[TASK INPUT]
◆ ◆ ◆ ◆ ◆ ◆ ◆

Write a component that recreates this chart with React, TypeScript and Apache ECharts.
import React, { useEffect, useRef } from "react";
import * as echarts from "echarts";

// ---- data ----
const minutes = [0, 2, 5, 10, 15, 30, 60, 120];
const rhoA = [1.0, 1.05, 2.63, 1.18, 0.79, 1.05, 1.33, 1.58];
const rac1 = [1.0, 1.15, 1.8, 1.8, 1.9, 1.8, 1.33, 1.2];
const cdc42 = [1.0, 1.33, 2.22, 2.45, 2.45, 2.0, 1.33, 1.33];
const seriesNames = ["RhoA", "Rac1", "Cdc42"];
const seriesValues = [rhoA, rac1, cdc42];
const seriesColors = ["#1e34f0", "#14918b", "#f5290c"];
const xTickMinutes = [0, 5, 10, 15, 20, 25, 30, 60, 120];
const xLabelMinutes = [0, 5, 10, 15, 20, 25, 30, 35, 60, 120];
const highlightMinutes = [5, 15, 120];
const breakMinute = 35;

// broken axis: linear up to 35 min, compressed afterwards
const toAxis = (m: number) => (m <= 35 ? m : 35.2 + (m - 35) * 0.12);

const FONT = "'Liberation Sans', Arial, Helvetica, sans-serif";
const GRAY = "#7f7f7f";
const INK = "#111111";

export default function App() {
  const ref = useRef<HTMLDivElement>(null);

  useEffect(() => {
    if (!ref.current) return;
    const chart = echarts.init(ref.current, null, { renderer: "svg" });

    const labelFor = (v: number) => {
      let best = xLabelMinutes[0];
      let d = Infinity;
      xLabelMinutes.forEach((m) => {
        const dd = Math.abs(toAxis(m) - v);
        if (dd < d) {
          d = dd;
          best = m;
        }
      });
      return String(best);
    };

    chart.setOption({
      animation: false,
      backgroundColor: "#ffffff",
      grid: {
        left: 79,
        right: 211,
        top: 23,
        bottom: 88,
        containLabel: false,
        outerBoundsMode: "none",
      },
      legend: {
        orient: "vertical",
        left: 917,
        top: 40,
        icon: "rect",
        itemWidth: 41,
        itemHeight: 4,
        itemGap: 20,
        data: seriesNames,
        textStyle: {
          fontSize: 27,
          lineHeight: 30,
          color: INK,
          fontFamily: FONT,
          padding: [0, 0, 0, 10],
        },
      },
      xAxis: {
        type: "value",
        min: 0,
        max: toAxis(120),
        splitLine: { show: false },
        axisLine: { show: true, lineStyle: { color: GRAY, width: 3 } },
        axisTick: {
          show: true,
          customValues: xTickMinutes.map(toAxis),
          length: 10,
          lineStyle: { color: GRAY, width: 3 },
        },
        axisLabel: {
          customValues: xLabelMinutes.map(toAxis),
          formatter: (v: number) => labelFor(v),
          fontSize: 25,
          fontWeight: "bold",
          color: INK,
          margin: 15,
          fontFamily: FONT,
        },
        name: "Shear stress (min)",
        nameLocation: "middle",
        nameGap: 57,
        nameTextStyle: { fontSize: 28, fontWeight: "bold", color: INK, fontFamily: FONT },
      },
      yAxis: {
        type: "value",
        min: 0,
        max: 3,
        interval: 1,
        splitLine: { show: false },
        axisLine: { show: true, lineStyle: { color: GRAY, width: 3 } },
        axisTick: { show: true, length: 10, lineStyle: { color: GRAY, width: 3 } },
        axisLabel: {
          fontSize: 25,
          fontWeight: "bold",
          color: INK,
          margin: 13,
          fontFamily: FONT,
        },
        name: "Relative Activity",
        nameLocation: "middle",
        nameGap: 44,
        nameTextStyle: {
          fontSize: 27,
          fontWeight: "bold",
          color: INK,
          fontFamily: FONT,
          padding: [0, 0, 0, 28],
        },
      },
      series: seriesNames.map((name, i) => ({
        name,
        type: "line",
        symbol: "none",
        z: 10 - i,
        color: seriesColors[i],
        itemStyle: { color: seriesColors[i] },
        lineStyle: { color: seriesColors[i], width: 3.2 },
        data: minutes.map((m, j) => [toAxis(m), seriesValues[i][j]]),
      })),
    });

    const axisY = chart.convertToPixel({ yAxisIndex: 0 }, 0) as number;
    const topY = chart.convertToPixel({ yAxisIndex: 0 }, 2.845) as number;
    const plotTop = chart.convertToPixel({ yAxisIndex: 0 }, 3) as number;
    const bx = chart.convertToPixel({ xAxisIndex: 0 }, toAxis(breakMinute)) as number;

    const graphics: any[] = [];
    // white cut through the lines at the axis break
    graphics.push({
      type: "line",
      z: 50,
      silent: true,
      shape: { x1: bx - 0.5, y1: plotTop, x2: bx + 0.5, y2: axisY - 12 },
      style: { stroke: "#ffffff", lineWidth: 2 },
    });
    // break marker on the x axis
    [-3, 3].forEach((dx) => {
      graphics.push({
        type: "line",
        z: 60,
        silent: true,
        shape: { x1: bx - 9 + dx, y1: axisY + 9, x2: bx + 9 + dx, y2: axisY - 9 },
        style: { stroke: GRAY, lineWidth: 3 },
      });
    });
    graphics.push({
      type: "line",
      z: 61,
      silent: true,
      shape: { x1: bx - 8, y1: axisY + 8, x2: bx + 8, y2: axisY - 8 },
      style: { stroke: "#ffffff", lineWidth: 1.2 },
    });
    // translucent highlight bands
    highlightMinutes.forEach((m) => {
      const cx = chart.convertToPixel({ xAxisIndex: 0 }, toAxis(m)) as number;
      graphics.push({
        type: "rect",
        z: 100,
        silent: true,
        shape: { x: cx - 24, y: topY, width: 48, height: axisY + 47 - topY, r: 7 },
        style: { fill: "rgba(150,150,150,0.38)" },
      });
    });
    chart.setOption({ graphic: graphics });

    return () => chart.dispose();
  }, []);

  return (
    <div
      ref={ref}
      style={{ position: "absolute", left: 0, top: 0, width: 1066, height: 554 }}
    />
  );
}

◆ ◆ ◆ ◆ ◆ ◆ ◆

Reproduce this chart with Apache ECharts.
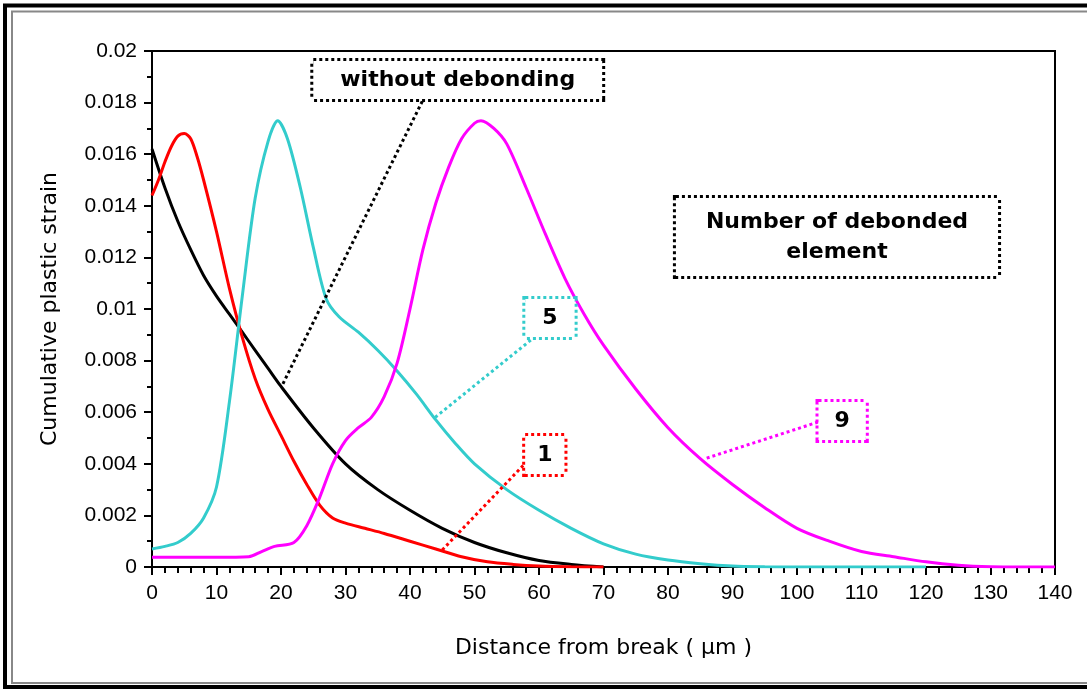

◆ ◆ ◆ ◆ ◆ ◆ ◆

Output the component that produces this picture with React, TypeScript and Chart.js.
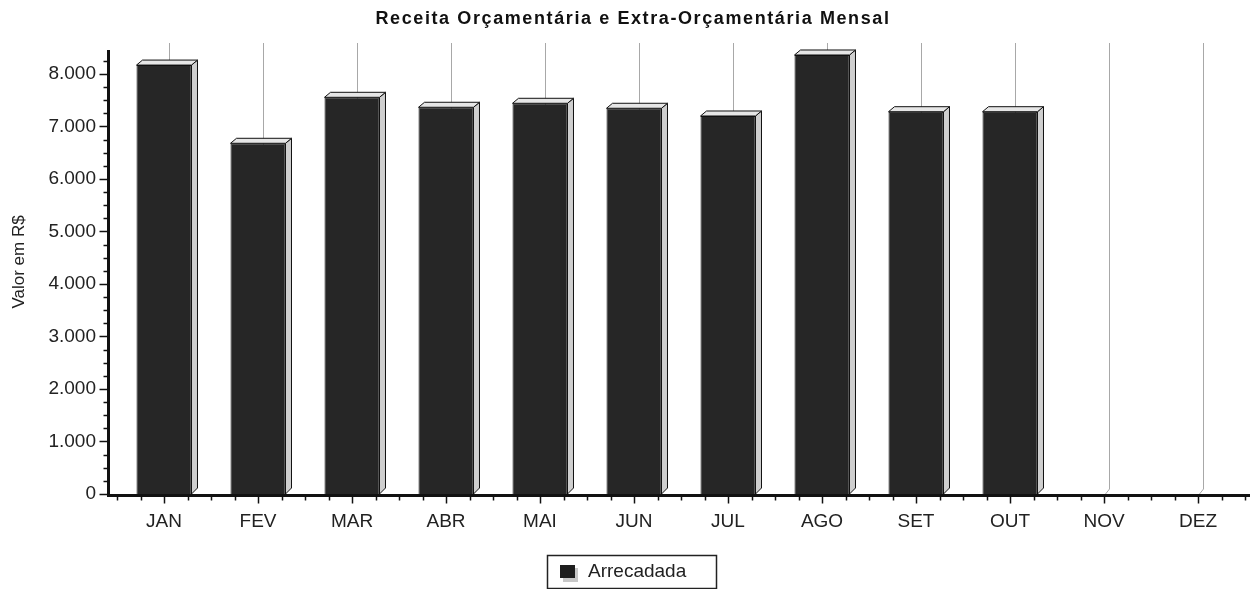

◆ ◆ ◆ ◆ ◆ ◆ ◆

[TASK DESCRIPTION] Gather every line containing the word "component" and copy it.

[TASK ANSWER]
Write a component that recreates this chart with React, TypeScript and Apache ECharts.
Output the component that produces this picture with React, TypeScript and Chart.js.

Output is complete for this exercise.